Stated goal:
Identify each line below containing the string "that" and copy it.

==================================================

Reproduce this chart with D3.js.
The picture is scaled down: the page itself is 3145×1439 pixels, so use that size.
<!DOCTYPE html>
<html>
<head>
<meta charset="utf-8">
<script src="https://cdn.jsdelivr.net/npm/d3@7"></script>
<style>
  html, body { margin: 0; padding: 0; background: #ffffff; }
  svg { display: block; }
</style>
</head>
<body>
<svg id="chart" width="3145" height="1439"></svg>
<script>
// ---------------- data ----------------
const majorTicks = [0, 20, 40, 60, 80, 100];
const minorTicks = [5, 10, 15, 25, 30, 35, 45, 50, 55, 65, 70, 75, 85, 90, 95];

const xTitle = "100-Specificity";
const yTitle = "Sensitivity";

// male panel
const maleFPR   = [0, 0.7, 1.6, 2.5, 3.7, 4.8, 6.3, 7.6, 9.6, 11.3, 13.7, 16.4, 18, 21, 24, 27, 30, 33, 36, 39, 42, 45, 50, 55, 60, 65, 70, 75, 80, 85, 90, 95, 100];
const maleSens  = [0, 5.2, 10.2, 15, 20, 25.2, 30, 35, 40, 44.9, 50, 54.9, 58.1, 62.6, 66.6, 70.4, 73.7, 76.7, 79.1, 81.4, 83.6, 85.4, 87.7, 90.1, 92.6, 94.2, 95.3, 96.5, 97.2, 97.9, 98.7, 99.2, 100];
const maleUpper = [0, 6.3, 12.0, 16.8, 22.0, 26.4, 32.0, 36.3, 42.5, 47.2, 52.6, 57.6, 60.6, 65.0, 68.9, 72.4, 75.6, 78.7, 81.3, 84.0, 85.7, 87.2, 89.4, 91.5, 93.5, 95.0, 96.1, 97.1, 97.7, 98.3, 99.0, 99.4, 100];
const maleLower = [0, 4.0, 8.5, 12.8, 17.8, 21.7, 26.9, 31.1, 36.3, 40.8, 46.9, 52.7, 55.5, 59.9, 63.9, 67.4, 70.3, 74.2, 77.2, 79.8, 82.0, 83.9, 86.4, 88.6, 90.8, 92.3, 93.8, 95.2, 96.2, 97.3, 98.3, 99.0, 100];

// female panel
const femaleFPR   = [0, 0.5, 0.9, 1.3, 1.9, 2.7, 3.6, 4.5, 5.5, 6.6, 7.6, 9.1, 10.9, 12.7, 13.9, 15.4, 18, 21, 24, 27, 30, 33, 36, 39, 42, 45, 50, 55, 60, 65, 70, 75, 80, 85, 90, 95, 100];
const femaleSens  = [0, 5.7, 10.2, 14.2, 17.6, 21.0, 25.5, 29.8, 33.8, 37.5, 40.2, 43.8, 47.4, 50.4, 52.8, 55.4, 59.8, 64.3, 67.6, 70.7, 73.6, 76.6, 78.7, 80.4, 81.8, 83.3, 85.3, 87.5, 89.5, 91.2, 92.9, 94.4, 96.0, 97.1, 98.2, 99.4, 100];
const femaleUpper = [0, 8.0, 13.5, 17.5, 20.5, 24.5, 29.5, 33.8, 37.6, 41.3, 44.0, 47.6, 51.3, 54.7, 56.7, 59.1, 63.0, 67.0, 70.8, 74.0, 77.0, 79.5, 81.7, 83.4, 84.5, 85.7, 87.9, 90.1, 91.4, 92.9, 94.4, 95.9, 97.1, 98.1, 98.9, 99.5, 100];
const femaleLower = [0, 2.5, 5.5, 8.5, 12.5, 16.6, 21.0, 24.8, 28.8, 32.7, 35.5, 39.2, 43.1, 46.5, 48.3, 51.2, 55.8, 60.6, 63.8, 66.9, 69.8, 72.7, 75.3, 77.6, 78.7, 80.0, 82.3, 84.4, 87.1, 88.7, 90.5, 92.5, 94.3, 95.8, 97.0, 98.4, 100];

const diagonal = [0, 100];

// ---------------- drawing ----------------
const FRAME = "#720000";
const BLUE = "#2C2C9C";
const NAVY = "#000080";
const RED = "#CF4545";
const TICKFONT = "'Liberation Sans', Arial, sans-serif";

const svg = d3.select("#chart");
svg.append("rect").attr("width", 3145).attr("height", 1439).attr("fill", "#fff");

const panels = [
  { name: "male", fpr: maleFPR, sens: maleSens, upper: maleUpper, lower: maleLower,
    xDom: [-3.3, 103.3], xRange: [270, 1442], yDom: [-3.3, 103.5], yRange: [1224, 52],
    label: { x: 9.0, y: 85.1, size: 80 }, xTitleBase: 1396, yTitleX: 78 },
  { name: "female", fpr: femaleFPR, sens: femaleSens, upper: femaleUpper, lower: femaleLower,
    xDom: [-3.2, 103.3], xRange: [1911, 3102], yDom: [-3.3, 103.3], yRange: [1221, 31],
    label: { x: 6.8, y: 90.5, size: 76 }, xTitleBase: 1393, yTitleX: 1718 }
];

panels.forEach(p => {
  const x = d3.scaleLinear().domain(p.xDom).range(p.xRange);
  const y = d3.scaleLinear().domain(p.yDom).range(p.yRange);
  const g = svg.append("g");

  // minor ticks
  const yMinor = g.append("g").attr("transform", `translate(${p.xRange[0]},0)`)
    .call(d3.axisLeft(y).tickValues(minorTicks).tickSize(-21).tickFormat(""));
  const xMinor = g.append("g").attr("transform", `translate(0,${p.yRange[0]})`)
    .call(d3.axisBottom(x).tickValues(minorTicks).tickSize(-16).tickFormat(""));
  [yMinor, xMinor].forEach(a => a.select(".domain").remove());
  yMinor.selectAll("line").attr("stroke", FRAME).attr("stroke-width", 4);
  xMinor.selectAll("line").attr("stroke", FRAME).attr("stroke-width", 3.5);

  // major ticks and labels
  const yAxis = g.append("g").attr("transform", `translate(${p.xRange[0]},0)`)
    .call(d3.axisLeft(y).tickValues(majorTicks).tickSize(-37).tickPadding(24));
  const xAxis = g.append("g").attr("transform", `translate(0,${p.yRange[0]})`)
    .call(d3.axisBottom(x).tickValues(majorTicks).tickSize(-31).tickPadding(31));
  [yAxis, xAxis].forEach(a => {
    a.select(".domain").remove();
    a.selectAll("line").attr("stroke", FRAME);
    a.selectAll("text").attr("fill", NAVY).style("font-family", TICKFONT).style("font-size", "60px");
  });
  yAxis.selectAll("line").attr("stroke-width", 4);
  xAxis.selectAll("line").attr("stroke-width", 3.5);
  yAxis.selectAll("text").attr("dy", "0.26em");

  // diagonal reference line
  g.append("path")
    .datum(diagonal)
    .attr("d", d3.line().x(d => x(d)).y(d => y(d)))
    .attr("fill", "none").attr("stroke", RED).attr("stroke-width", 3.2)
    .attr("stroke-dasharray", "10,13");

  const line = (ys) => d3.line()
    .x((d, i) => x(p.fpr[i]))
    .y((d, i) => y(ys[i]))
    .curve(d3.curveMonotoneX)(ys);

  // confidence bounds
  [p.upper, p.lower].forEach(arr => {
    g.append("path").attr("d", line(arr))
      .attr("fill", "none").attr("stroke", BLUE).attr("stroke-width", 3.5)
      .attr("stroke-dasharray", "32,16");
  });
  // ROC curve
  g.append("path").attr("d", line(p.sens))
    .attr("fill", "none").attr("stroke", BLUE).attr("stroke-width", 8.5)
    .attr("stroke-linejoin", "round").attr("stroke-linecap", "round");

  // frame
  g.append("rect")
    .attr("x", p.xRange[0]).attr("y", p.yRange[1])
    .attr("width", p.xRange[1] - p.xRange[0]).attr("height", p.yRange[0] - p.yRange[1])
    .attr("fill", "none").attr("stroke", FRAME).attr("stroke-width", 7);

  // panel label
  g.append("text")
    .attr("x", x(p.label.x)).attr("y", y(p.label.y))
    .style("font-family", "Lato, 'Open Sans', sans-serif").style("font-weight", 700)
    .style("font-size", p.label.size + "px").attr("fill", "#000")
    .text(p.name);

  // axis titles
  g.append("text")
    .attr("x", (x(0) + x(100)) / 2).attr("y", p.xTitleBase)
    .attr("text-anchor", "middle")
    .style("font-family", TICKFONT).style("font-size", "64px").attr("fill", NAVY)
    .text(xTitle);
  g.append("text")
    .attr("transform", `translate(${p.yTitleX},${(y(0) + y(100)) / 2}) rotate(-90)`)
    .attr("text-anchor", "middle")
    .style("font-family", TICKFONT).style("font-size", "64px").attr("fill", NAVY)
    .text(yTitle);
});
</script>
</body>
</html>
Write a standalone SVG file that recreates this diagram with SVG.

==================================================

The output:
The picture is scaled down: the page itself is 3145×1439 pixels, so use that size.
Write a standalone SVG file that recreates this diagram with SVG.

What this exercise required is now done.